Early Operating Results

After three months of operation, the plant shared a structured review. Results were operational—not promotional:

• Power-related unplanned stoppages reduced by around 17% compared with the prior comparable period.
• Voltage behavior on sensitive electronics process lines became more stable during load transitions.
• Thermal alarms shifted from frequent “watch” events to mainly normal operating notifications.
• Maintenance teams reported improved accessibility and less intervention complexity for routine checks.

The plant did not describe this as a dramatic transformation.
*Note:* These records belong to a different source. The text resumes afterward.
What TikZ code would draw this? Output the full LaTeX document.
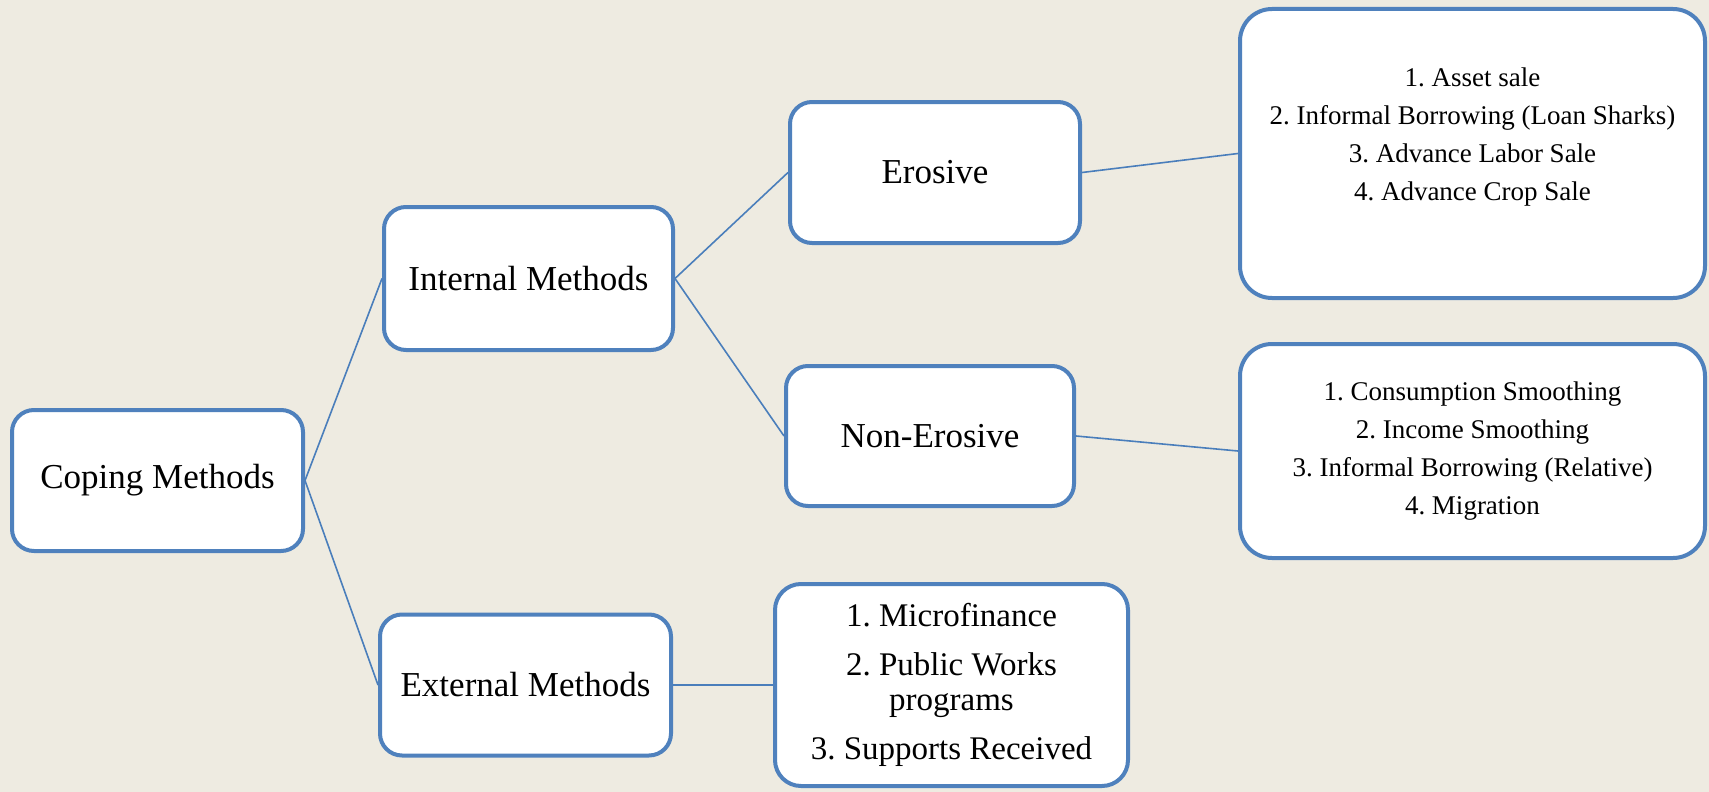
\documentclass[tikz,border=0pt]{standalone}
\usepackage{fontspec}
\setmainfont{Liberation Serif}
\frenchspacing
\definecolor{bgc}{HTML}{EEEBE1}
\definecolor{boxc}{HTML}{4F81BD}
\definecolor{linec}{HTML}{4A7EBB}
\tikzset{
  mainbox/.style={draw=boxc, fill=white, line width=4pt, rounded corners=22pt,
    minimum width=#1, minimum height=141pt, inner sep=0pt, align=center,
    font=\fontsize{35}{40}\selectfont},
  listbox/.style={draw=boxc, fill=white, line width=4pt, rounded corners=32pt,
    inner sep=0pt, align=center, font=\fontsize{27}{38}\selectfont},
  conn/.style={draw=linec, line width=1.6pt}
}
\begin{document}
\begin{tikzpicture}[x=1pt,y=-1pt]
\fill[bgc] (0,0) rectangle (1709,792);
\useasboundingbox (0,0) rectangle (1709,792);
\node[mainbox=291pt] (cope) at (157.5,480.5) {Coping Methods};
\node[mainbox=289pt, minimum height=143pt] (int) at (528.5,278.5) {Internal Methods};
\node[mainbox=291pt, minimum height=141pt] (ext) at (525.5,685) {External Methods};
\node[mainbox=290pt] (ero) at (935,172.5) {Erosive};
\node[mainbox=288pt, minimum height=140pt] (nero) at (930,436) {Non-Erosive};
\node[listbox, minimum width=465pt, minimum height=289pt] (erol) at (1472.5,153.5)
  {1. Asset sale\\ 2. Informal Borrowing (Loan Sharks)\\ 3. Advance Labor Sale\\ 4. Advance Crop Sale\\ ~};
\node[listbox, minimum width=465pt, minimum height=214pt] (nerol) at (1472.5,451)
  {1. Consumption Smoothing\\ 2. Income Smoothing\\ 3. Informal Borrowing (Relative)\\ 4. Migration};
\node[listbox, rounded corners=26pt, minimum width=353pt, minimum height=202pt,
  font=\fontsize{33}{35}\selectfont] (extl) at (951.5,685)
  {1. Microfinance\\[14pt] 2. Public Works\\ programs\\[14pt] 3. Supports Received};
\draw[conn] (cope.east) -- (int.west);
\draw[conn] (cope.east) -- (ext.west);
\draw[conn] (int.east) -- (ero.west);
\draw[conn] (int.east) -- (nero.west);
\draw[conn] (ero.east) -- (erol.west);
\draw[conn] (nero.east) -- (nerol.west);
\draw[conn] (ext.east) -- (extl.west);
\end{tikzpicture}
\end{document}
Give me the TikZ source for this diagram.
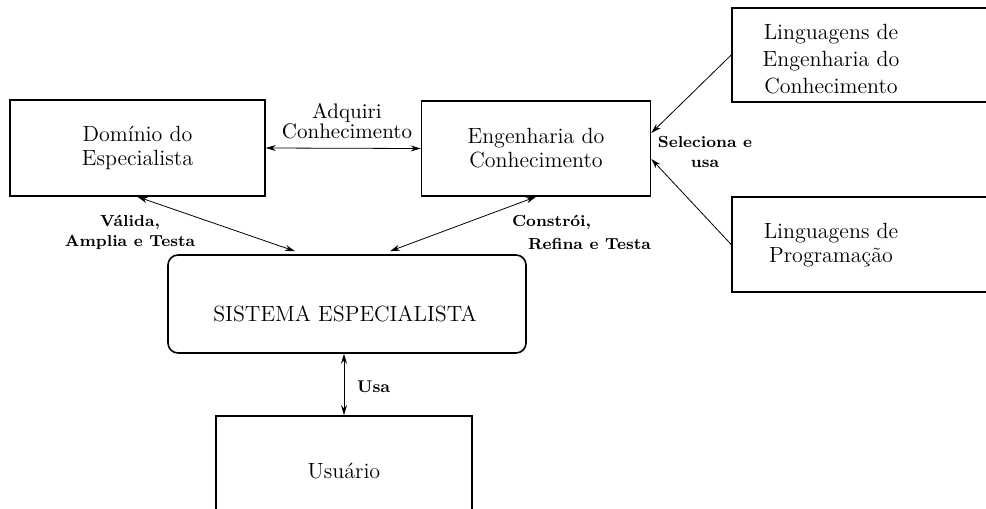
\documentclass[tikz,border=0pt]{standalone}
\usepackage{tikz}
\usetikzlibrary{arrows.meta}
\tikzset{
  caixa/.style={draw, line width=0.8pt, inner sep=0pt},
  txtcaixa/.style={font=\fontsize{11}{12}\selectfont, align=center},
  rotulo/.style={font=\bfseries\fontsize{8}{10}\selectfont, align=center},
  seta/.style={line width=0.4pt, >={Stealth[length=5pt,width=3pt]}}
}

\begin{document}
\begin{tikzpicture}[x=0.5pt, y=-0.5pt]
\useasboundingbox (0,0) rectangle (986,509) ;
% box Dominio
\node[caixa, txtcaixa, minimum width=127.5pt, minimum height=48pt] (dominio) at (137.5,148) {Dom\'inio do\\Especialista} ;
% box Engenharia
\node[caixa, txtcaixa, minimum width=114.5pt, minimum height=47.5pt] (engenharia) at (536,148.5) {Engenharia do\\Conhecimento} ;
% box Linguagens (cut at the right edge)
\node[caixa, minimum width=134pt, minimum height=47pt] (lingEngBox) at (866,55) {} ;
\node[txtcaixa, font=\fontsize{11}{13.5}\selectfont] (lingEng) at (831,59) {Linguagens de\\Engenharia do\\Conhecimento} ;
\node[caixa, minimum width=134pt, minimum height=47.5pt] (lingProgBox) at (866,244.5) {} ;
\node[txtcaixa] (lingProg) at (831,245) {Linguagens de\\Programa\c{c}\~ao} ;
% box Sistema
\node[caixa, rounded corners=5pt, minimum width=179pt, minimum height=49pt] (sistema) at (347,304) {} ;
\node[txtcaixa] (sistemaTxt) at (345,314) {SISTEMA ESPECIALISTA} ;
% box Usuario
\node[caixa, txtcaixa, minimum width=128pt, minimum height=55pt] (usuario) at (344,471) {Usu\'ario} ;
%% arrows
\draw[seta, <->] (dominio.east) -- (engenharia.west) ;
\draw[seta, <->] (dominio.south) -- ([xshift=-26pt, yshift=1.5pt]sistema.north) ;
\draw[seta, <->] (engenharia.south) -- ([xshift=21.5pt, yshift=1.5pt]sistema.north) ;
\draw[seta, ->] (lingEngBox.west) -- ([yshift=7.75pt]engenharia.east) ;
\draw[seta, ->] (lingProgBox.west) -- ([yshift=-5.25pt]engenharia.east) ;
\draw[seta, <->] (usuario.north |- sistema.south) -- (usuario.north) ;
%% labels
\node[font=\fontsize{10.5}{10}\selectfont, align=center] (adquiri) at (347,121) {Adquiri\\Conhecimento} ;
\node[rotulo] (valida) at (130,232) {V\'alida,\\Amplia e Testa} ;
\node[rotulo, align=left, anchor=west, font=\bfseries\fontsize{8}{11.5}\selectfont] (constroi) at (505,232) {Constr\'oi,\\\hspace*{8pt}Refina e Testa} ;
\node[rotulo] (seleciona) at (705,152) {Seleciona e\\usa} ;
\node[rotulo, anchor=west, font=\bfseries\fontsize{8.5}{10}\selectfont] (usa) at (350,387) {Usa} ;
\end{tikzpicture}
\end{document}
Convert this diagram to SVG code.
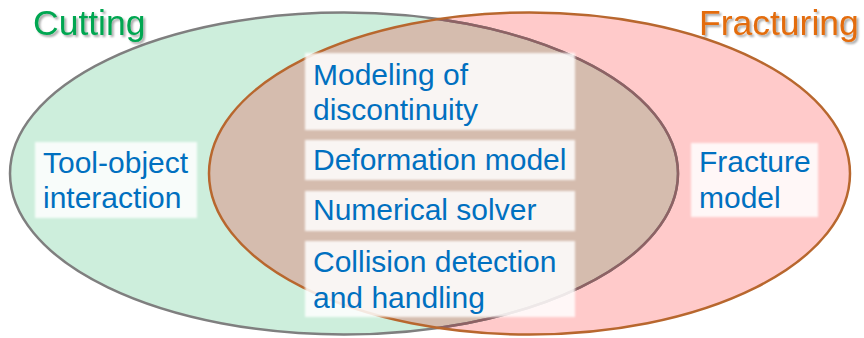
<svg xmlns="http://www.w3.org/2000/svg" width="864" height="338" viewBox="0 0 864 338">
  <defs>
    <clipPath id="clipRight">
      <ellipse cx="529.5" cy="173.5" rx="320.5" ry="161"/>
    </clipPath>
    <filter id="shadow" x="-10%" y="-20%" width="130%" height="150%">
      <feGaussianBlur in="SourceAlpha" stdDeviation="1.2"/>
      <feOffset dx="2" dy="2" result="b"/>
      <feComponentTransfer><feFuncA type="linear" slope="0.35"/></feComponentTransfer>
      <feMerge><feMergeNode/><feMergeNode in="SourceGraphic"/></feMerge>
    </filter>
    <filter id="soft" x="-5%" y="-10%" width="110%" height="120%">
      <feGaussianBlur stdDeviation="0.8"/>
    </filter>
  </defs>
  <style>
    .title { font-family: "Liberation Sans", Arial, sans-serif; font-size: 35.5px; }
    .lbl { font-family: "Liberation Sans", Arial, sans-serif; font-size: 30px; fill: #0070c0; }
    .box { fill: #ffffff; fill-opacity: 0.85; filter: url(#soft); }
  </style>

  <g id="set-cutting-fill">
    <ellipse cx="344" cy="173.5" rx="334" ry="161" fill="#cdeedc"/>
  </g>
  <g id="set-fracturing-fill">
    <ellipse cx="529.5" cy="173.5" rx="320.5" ry="161" fill="#ffcaca"/>
    <ellipse cx="344" cy="173.5" rx="334" ry="161" fill="#d5bcae" clip-path="url(#clipRight)"/>
  </g>
  <g id="set-strokes">
    <ellipse cx="344" cy="173.5" rx="334" ry="161" fill="none" stroke="#7f7f7f" stroke-width="2.5"/>
    <ellipse cx="344" cy="173.5" rx="334" ry="161" fill="none" stroke="#8e6264" stroke-width="2.5" clip-path="url(#clipRight)"/>
    <ellipse cx="529.5" cy="173.5" rx="320.5" ry="161" fill="none" stroke="#b8672e" stroke-width="2.5"/>
  </g>

  <g id="connectors"/>

  <g id="title-cutting">
    <text class="title" x="33" y="35" fill="#00a651" filter="url(#shadow)">Cutting</text>
  </g>
  <g id="title-fracturing">
    <text class="title" x="699" y="35" fill="#e36c0a" filter="url(#shadow)">Fracturing</text>
  </g>

  <g id="node-tool-object">
    <rect class="box" x="35" y="142" width="162" height="76"/>
    <text class="lbl" x="43" y="173">Tool-object</text>
    <text class="lbl" x="43" y="208">interaction</text>
  </g>
  <g id="node-modeling">
    <rect class="box" x="305" y="53" width="270" height="77"/>
    <text class="lbl" x="313" y="85">Modeling of</text>
    <text class="lbl" x="313" y="120">discontinuity</text>
  </g>
  <g id="node-deformation">
    <rect class="box" x="305" y="140" width="270" height="40"/>
    <text class="lbl" x="313" y="170">Deformation model</text>
  </g>
  <g id="node-solver">
    <rect class="box" x="305" y="191" width="270" height="40"/>
    <text class="lbl" x="313" y="220">Numerical solver</text>
  </g>
  <g id="node-collision">
    <rect class="box" x="305" y="241" width="270" height="76"/>
    <text class="lbl" x="313" y="272">Collision detection</text>
    <text class="lbl" x="313" y="308">and handling</text>
  </g>
  <g id="node-fracture">
    <rect class="box" x="691" y="143" width="127" height="74"/>
    <text class="lbl" x="699" y="172">Fracture</text>
    <text class="lbl" x="699" y="208">model</text>
  </g>
</svg>
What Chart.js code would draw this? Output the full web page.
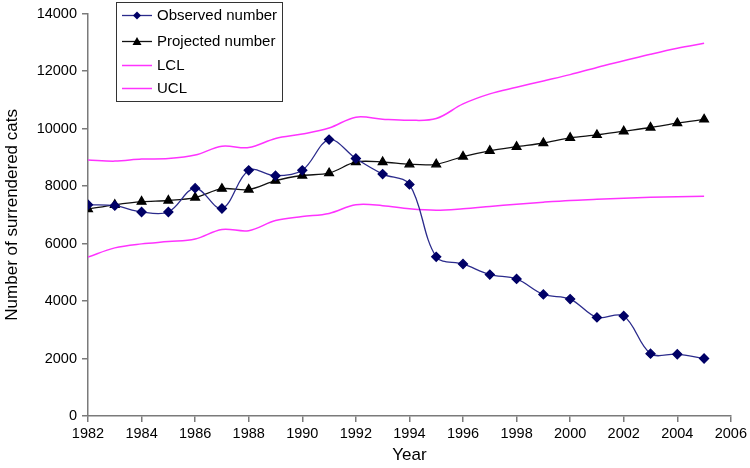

They described it as a more controllable power foundation for ongoing production expansion—which is exactly what a good distribution transformer upgrade should provide.

What This Project Demonstrates

For overseas buyers evaluating a new transformer supplier, this case highlights several practical points:

1. Technical fit starts with load behavior, not only rated capacity.
   Mixed industrial loads require realistic margin and network-level thinking.

2. A custom transformer solution can be modest but meaningful.
   Small interface decisions (terminals, taps, monitoring integration) can reduce major site uncertainty.

3. Communication quality directly affects delivery quality.
   Cross-functional alignment among sourcing, engineering, and maintenance teams is essential.

4. Long-term service begins before commissioning.
   Documentation clarity, spare strategy, and maintainability should be planned from day one.

For this electronics facility, the project was successful not because it used advanced language or oversized hardware, but because the final solution was well matched to real operating conditions.

If you are planning a transformer for factory upgrade, especially where downtime windows are tight and power quality matters to process stability, early technical alignment usually saves more time than late-stage troubleshooting.